Offenbar geht dieses Thema tiefer, als ich - und manch andere hier auch ;) - erwartet hatten! Ich komme nicht umhin, meine Ansicht über Sexualität revidieren zu müssen, denn bis dato war meine Definition des Begriffes eher simpel: nämlich überwiegend Genital bestimmt! Aber Sexualität ist mehr, ist umfassender. Und wenn man sie auf diese synthetische Weise begreift, ist es auch kein Problem zu akzeptieren, dass schon Säuglinge ihre Sexualität erleben, aber eben auf einer sehr persönlichen, egozentrischen (unschuldigen) Ebene. Unter diesem neuen Gesichtspunkt wäre es mir auch möglich hinzunehmen, dass meine Windelleidenschaft durchaus eine sexuelle Komponente haben könnte.
Als Ursache für die Entstehung einer Windelleidenschaft (oder einer Ausprägung des AB bzw. AC Wesens) muss aber auch die Theorie des "Entthronungstraumas" in Erwägung gezogen werden. Hierbei handelt es sich um ein schockartiges, einschneidendes Erlebnis des erstgeborenen Kindes, das durch die Geburt eines Geschwisterchens seine bis anhin ungeteilte Liebe und Zuneigung durch Mutter und Vater plötzlich mit einem anderen schutzbedürftigen Wesen teilen muss. Es wird sehr oft berichtet, dass Erstgeborene bei Ankunft eines Geschwisterchens wieder in eigentlich schon überwundene Babyphasen zurückfallen, indem sie wieder in Windeln gewickelt werden wollen, wieder einen Schnuller haben oder wieder an der Brust trinken möchten.

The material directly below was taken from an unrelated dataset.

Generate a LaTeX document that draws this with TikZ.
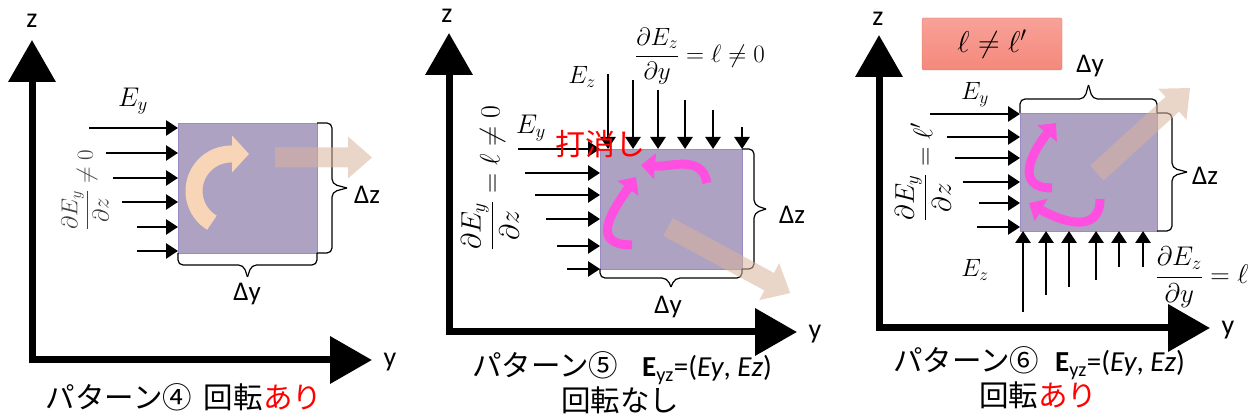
\RequirePackage{fix-cm}
\documentclass[tikz,border=0pt]{standalone}
\usepackage{fontspec}
\setsansfont{Carlito}
\newfontfamily\jpfont{Noto Sans CJK JP}
\usetikzlibrary{arrows.meta,calc}
\definecolor{blockfill}{HTML}{AEA2C3}
\definecolor{blockline}{HTML}{9A8CC2}
\definecolor{peach}{HTML}{F8D5B6}
\definecolor{ghosttan}{HTML}{D9B49C}
\definecolor{spinpink}{HTML}{FF4FE0}
\definecolor{salmontop}{HTML}{F8A298}
\definecolor{salmonbot}{HTML}{F5887C}
\definecolor{salmonline}{HTML}{E07468}

\begin{document}
\begin{tikzpicture}[x=1pt,y=1pt,
  axis/.style={line width=7pt,{Triangle[length=42pt,width=46pt]}-{Triangle[length=42pt,width=46pt]}},
  field/.style={line width=2.8pt,-{Triangle[length=12pt,width=15pt]}},
  block/.style={draw=blockline,fill=blockfill,line width=0.8pt,inner sep=0pt,outer sep=0pt},
  bracket/.style={line width=1.2pt,rounded corners=5pt},
  spin/.style={spinpink,line width=9pt,-{Triangle[length=14pt,width=25pt]}},
  ghost/.style={fill=ghosttan,fill opacity=0.55},
  hint/.style={draw=salmonline,top color=salmontop,bottom color=salmonbot,rounded corners=2pt,minimum width=140,minimum height=52},
  axlbl/.style={font=\sffamily\fontsize{28}{30}\selectfont,inner sep=0pt},
  dlbl/.style={font=\sffamily\fontsize{27}{30}\selectfont,inner sep=0pt},
  captxt/.style={font=\jpfont\fontsize{29.5}{32}\selectfont,inner sep=0pt},
  mth/.style={inner sep=0pt,font=\fontsize{#1}{#1}\selectfont}]
\useasboundingbox (0,0) rectangle (1257,419);

% pattern 4
\coordinate (o1) at (32,59);
\coordinate (z1) at (32,379);
\coordinate (y1) at (372,59);
\draw[axis] (z1) -- (o1) -- (y1);
\node[axlbl] (z1l) at (32,398) {z};
\node[axlbl] (y1l) at (390,57) {y};
\node[block,minimum width=139,minimum height=130] (r1) at (247.5,231) {};
\draw[peach,line width=17pt,-{Triangle[length=17pt,width=36pt]}] ([shift={(239:37)}]231,228) arc[start angle=239,end angle=90,radius=37] -- ++(18,0);
\foreach \xs/\yy [count=\i] in {89/291,106/266,113/241,122/217,137/192,137/168}{
  \coordinate (a1s\i) at (\xs,\yy);
  \draw[field] (a1s\i) -- (a1s\i -| r1.west);
}
\node[dlbl] (dz1) at (367,224) {Δz};
\node[dlbl] (dy1) at (247,125) {Δy};
\node[mth=27] (ey1) at (133,318) {$E_y$};
\node[mth=23,rotate=90,text=black!75] (grad1) at (85,229) {$\displaystyle\frac{\partial E_y}{\partial z}\neq 0$};
\node[captxt] (cap1) at (184,22) {パターン④\hspace{12pt}回転\textcolor{red}{あり}};

% pattern 5
\coordinate (o2) at (449,87);
\coordinate (z2) at (449,386);
\coordinate (y2) at (797,87);
\draw[axis] (z2) -- (o2) -- (y2);
\node[axlbl] (z2l) at (447,403) {z};
\node[axlbl] (y2l) at (815,85) {y};
\node[block,minimum width=142,minimum height=120] (r2) at (671,210) {};
\foreach \xs/\yy [count=\i] in {518/270,525/246,535/224,546/200,557/173,567/150}{
  \coordinate (a2s\i) at (\xs,\yy);
  \draw[field] (a2s\i) -- (a2s\i -| r2.west);
}
\foreach \xx/\yy [count=\i] in {608/345,633/339,658/329,685/319,713/309,742/292}{
  \coordinate (d2s\i) at (\xx,\yy);
  \draw[field] (d2s\i) -- (d2s\i |- r2.north);
}
\draw[spin] (707,236) to[out=100,in=-5,looseness=1.1] (641,254);
\draw[spin] (632,174) to[out=180,in=235,looseness=1.6] (636,242);
\node[dlbl] (dz2) at (792,204) {Δz};
\node[dlbl] (dy2) at (668,112) {Δy};
\node[mth=25] (ez2) at (582,342) {$E_z$};
\node[mth=27] (ey2) at (531,291) {$E_y$};
\node[mth=25] (gradz2) at (700,363) {$\displaystyle\frac{\partial E_z}{\partial y}=\ell\neq 0$};
\node[mth=28,rotate=90] (grady2) at (490,241) {$\displaystyle\frac{\partial E_y}{\partial z}=\ell\neq 0$};
\node[captxt,text=red,font=\jpfont\fontsize{30}{32}\selectfont] (cancel2) at (600,275) {打消し};
\node[captxt] (cap2) at (622,51) {パターン⑤\hspace{24pt}{\sffamily\fontsize{29}{30}\selectfont\textbf{E}\textsubscript{yz}=(\textit{Ey}, \textit{Ez})}};
\node[captxt] (cap2b) at (620,19) {回転なし};

% pattern 6
\coordinate (o3) at (879,91);
\coordinate (z3) at (879,384);
\coordinate (y3) at (1210,91);
\draw[axis] (z3) -- (o3) -- (y3);
\node[axlbl] (z3l) at (878,400) {z};
\node[axlbl] (y3l) at (1228,89) {y};
\node[hint,mth=30] (neq3) at (992,375) {$\ell\neq\ell'$};
\node[block,minimum width=137,minimum height=118] (r3) at (1088.5,247) {};
\foreach \xs/\yy [count=\i] in {930/305,947/282,955/261,963/237,979/216,977/192}{
  \coordinate (a3s\i) at (\xs,\yy);
  \draw[field] (a3s\i) -- (a3s\i -| r3.west);
}
\foreach \xx/\yy [count=\i] in {1023/107,1046/124,1069/132,1096/139,1119/152,1143/152}{
  \coordinate (u3s\i) at (\xx,\yy);
  \draw[field] (u3s\i) -- (u3s\i |- r3.south);
}
\draw[spin] (1052,231) to[out=180,in=230,looseness=1.5] (1056,296);
\draw[spin] (1100,220) to[out=-90,in=-30,looseness=1.3] (1029,216);
\node[dlbl] (dy3) at (1090,353) {Δy};
\node[dlbl] (dz3) at (1205,243) {Δz};
\node[mth=25] (ey3) at (975,324) {$E_y$};
\node[mth=25] (ez3) at (975,149) {$E_z$};
\node[mth=27,rotate=90] (grady3) at (923,247) {$\displaystyle\frac{\partial E_y}{\partial z}=\ell'$};
\node[mth=27] (gradz3) at (1202,142) {$\displaystyle\frac{\partial E_z}{\partial y}=\ell$};
\node[captxt] (cap3) at (1039,56) {パターン⑥\hspace{16pt}{\sffamily\fontsize{29}{30}\selectfont\textbf{E}\textsubscript{yz}=(\textit{Ey}, \textit{Ez})}};
\node[captxt] (cap3b) at (1038,24) {回転\textcolor{red}{あり}};

% braces: corner, corner, outward direction, depth
\foreach \p/\q/\ox/\oy/\amp in {r1.north east/r1.south east/1/0/30, r1.south west/r1.south east/0/-1/24,
    r2.north east/r2.south east/1/0/24, r2.south west/r2.south east/0/-1/18,
    r3.north west/r3.north east/0/1/28, r3.north east/r3.south east/1/0/30}{
  \coordinate (bm) at ($(\p)!.5!(\q)$);
  \draw[bracket] (\p) -- ++({\amp*\ox/2},{\amp*\oy/2}) -- ($(bm)!4pt!(\p)+({\amp*\ox/2},{\amp*\oy/2})$) -- ($(bm)+({\amp*\ox},{\amp*\oy})$);
  \draw[bracket] (\q) -- ++({\amp*\ox/2},{\amp*\oy/2}) -- ($(bm)!4pt!(\q)+({\amp*\ox/2},{\amp*\oy/2})$) -- ($(bm)+({\amp*\ox},{\amp*\oy})$);
}

% translucent arrows
\foreach \x/\y/\ang/\len in {275/261.5/0/97,668/192/-28.4/139,1097/246/42.4/126}
  \fill[ghost,shift={(\x,\y)},rotate=\ang] (0,-10) -- ({\len-24},-10) -- ({\len-24},-21) -- (\len,0) -- ({\len-24},21) -- ({\len-24},10) -- (0,10) -- cycle;
\end{tikzpicture}
\end{document}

Dies sind ganz klar Zeichen dafür, dass das erstgeborene Kind wieder mehr Aufmerksamkeit von der Mutter beansprucht, weil es sich zurückgedrängt fühlt vom Zweitgeborenen.
Ich will dies nun nicht zu sehr im Detail besprechen, sonst ufert es aus, aber ich denke, dass eine Kombination dieser beiden Thesen eine gute Erklärung für eine spätere Ausprägung einer AB, AC oder DL Neigung liefern kann. Denn das erstgeborene Kind sehnt sich zurück nach der wundervollen Zeit, als seine „Sexualität“, eben das rundum geborgene Wohlgefühl in den Händen der Mutter/des Vaters, noch nicht geteilt werden musste.
@lunerouge
Es scheint, als müsstest auch Du Deine Ansicht über frühkindliche Sexualität nochmals überdenken! Wir unterliegen wohl mehr oder weniger alle der heilen, aber falschen Vorstellung vom Mythos des asexuellen Kindes.
@WSvenH
Mit Deiner Aussage liegst Du offenbar richtig.
@beebee
Im Wesentlichen treffen Deine Gedanken zu, bis auf die Tatsache, dass eben schon kleinste Menschenwesen eine Art Sexualität besitzen. Das Kindliche darf also durchaus auch in gewisser Weise seine eigene, auf sich bezogene, „unschuldige“ Sexualität haben.